The Olympian Hayley Wickenheiser, who has spent decades around Hockey Canada and said she has found its conduct "beyond disappointing" and "disgraceful," pointed out in an interview afterward that we very much can predict that. "What I know for sure is that hockey in this country, regardless of what happens in the boardrooms, it's the grassroots. It's the moms and dads, the volunteers, the people that (run) the Zambonis and the cafeterias in the rink that keep hockey going," Wickenheiser said. "Regardless of what happens in the boardrooms, the lights will always be on in rinks across this country."
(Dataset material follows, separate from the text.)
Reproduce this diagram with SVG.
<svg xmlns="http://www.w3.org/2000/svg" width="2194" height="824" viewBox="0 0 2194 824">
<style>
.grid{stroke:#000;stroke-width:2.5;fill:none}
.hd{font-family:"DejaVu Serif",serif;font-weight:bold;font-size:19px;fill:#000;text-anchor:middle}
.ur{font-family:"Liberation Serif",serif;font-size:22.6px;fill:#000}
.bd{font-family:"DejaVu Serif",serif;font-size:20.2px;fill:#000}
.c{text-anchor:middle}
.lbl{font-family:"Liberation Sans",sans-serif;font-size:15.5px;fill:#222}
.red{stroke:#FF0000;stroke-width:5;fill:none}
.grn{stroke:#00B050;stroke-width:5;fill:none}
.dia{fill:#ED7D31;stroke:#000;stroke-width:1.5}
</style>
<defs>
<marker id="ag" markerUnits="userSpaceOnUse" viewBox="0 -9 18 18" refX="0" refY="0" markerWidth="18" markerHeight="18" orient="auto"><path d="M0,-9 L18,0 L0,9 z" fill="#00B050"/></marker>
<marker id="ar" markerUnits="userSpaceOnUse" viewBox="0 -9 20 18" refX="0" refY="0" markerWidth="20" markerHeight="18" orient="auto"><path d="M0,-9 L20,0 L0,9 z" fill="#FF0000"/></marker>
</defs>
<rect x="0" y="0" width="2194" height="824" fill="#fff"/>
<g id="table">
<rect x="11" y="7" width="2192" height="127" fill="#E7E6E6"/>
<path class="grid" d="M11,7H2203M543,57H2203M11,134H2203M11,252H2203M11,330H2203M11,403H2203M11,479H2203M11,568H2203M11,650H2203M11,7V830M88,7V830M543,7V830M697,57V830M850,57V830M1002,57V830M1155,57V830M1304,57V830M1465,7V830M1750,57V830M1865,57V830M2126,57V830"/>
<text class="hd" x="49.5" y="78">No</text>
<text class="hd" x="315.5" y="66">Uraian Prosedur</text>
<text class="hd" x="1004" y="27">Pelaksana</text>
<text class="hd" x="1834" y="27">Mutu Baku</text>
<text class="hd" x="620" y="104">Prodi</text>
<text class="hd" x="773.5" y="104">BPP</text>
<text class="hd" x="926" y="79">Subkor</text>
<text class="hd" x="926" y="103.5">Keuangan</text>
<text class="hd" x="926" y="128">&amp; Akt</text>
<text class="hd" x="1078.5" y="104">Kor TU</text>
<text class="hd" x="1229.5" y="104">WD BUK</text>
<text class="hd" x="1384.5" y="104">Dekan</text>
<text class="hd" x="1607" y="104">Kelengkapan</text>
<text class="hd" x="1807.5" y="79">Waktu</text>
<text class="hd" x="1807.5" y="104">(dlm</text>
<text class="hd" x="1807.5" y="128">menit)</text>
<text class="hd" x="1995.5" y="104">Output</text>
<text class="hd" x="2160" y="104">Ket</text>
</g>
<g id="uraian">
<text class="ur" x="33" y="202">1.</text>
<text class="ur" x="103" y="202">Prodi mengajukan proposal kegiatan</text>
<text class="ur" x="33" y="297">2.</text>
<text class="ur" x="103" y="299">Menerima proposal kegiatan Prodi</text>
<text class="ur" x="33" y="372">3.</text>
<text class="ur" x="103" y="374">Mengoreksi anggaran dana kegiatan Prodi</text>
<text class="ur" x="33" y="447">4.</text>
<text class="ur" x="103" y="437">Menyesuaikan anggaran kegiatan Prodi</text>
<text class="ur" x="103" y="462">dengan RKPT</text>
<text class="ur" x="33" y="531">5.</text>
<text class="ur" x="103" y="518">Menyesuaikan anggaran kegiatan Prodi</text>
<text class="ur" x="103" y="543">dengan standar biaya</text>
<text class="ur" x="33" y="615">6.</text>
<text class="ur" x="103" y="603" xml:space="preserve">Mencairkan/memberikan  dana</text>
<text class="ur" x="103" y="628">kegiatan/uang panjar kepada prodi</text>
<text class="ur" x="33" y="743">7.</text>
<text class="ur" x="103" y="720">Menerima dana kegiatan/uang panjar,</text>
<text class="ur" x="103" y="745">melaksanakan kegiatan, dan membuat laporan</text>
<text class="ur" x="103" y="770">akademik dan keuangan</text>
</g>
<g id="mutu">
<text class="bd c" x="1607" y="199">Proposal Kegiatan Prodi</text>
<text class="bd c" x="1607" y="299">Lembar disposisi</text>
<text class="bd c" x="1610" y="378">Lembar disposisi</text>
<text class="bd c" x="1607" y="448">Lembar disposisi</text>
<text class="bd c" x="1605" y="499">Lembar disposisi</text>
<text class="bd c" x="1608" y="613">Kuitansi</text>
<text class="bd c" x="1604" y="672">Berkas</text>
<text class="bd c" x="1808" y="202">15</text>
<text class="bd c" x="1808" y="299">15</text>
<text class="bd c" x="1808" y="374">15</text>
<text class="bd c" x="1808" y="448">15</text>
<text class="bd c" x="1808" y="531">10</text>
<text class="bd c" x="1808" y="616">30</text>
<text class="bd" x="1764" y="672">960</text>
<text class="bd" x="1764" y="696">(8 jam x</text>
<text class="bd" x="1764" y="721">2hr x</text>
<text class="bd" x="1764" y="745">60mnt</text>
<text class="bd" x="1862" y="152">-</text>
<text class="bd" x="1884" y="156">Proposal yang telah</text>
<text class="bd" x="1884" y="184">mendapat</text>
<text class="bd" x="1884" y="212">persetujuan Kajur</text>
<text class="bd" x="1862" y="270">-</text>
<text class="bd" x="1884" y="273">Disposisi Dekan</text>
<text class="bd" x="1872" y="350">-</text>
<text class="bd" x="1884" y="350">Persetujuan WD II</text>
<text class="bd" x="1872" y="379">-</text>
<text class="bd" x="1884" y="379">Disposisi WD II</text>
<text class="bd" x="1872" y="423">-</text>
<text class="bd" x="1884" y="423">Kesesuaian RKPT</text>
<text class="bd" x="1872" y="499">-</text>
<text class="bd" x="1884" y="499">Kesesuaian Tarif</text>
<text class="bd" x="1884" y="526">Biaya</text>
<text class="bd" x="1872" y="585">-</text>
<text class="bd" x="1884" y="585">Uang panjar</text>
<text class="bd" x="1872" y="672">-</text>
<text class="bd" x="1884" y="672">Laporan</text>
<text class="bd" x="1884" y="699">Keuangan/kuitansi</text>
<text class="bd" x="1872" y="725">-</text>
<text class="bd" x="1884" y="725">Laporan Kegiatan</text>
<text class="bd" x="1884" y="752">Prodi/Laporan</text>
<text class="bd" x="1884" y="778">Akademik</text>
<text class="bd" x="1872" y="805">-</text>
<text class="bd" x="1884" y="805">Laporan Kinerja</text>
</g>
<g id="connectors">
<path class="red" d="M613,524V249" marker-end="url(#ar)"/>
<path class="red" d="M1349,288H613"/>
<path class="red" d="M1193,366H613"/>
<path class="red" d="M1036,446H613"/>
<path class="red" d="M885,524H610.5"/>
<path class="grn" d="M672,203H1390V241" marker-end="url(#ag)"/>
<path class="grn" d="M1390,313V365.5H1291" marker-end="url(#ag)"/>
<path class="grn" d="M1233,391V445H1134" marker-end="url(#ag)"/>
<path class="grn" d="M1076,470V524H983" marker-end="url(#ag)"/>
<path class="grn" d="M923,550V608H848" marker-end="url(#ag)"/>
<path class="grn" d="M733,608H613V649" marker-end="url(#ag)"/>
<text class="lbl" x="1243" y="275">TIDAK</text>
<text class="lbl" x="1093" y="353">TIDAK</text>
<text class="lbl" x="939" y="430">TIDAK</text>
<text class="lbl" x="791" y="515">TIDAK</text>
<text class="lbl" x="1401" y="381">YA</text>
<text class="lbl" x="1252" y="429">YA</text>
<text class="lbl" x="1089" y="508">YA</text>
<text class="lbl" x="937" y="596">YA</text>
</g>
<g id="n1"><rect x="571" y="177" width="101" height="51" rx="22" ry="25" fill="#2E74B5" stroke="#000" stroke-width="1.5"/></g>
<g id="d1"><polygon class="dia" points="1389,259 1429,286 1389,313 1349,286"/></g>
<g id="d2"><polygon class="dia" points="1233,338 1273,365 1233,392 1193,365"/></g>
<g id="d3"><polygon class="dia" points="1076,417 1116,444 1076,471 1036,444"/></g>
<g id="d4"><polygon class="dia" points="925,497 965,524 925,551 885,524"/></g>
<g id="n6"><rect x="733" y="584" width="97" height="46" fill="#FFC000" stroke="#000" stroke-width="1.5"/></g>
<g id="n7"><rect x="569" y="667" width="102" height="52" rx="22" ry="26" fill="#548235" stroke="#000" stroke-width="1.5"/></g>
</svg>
Skinner's testimony does make more sense if you imagine some kind of hamster wheel contraption rigged up so that terrible answers in parliamentary hearings power all the hockey rinks in Canada. Her finest "dig up" moment came as she continued to insist that sweeping changes to leadership were not needed. "Our board frankly does not share the view that senior leadership should be replaced on the basis of what we consider to be substantial misinformation and unduly cynical attacks," she said, before saying one of the more ridiculous things you can utter about an organization bleeding sponsors and conducting itself so poorly it needs to be defended before Parliament: "I appreciate that others disagree with us but our positions are based on the information that we have and an understanding that Hockey Canada has an excellent reputation."

A new board will be elected in mid-December. Until then, all of Canada's children will have to skate in the dark.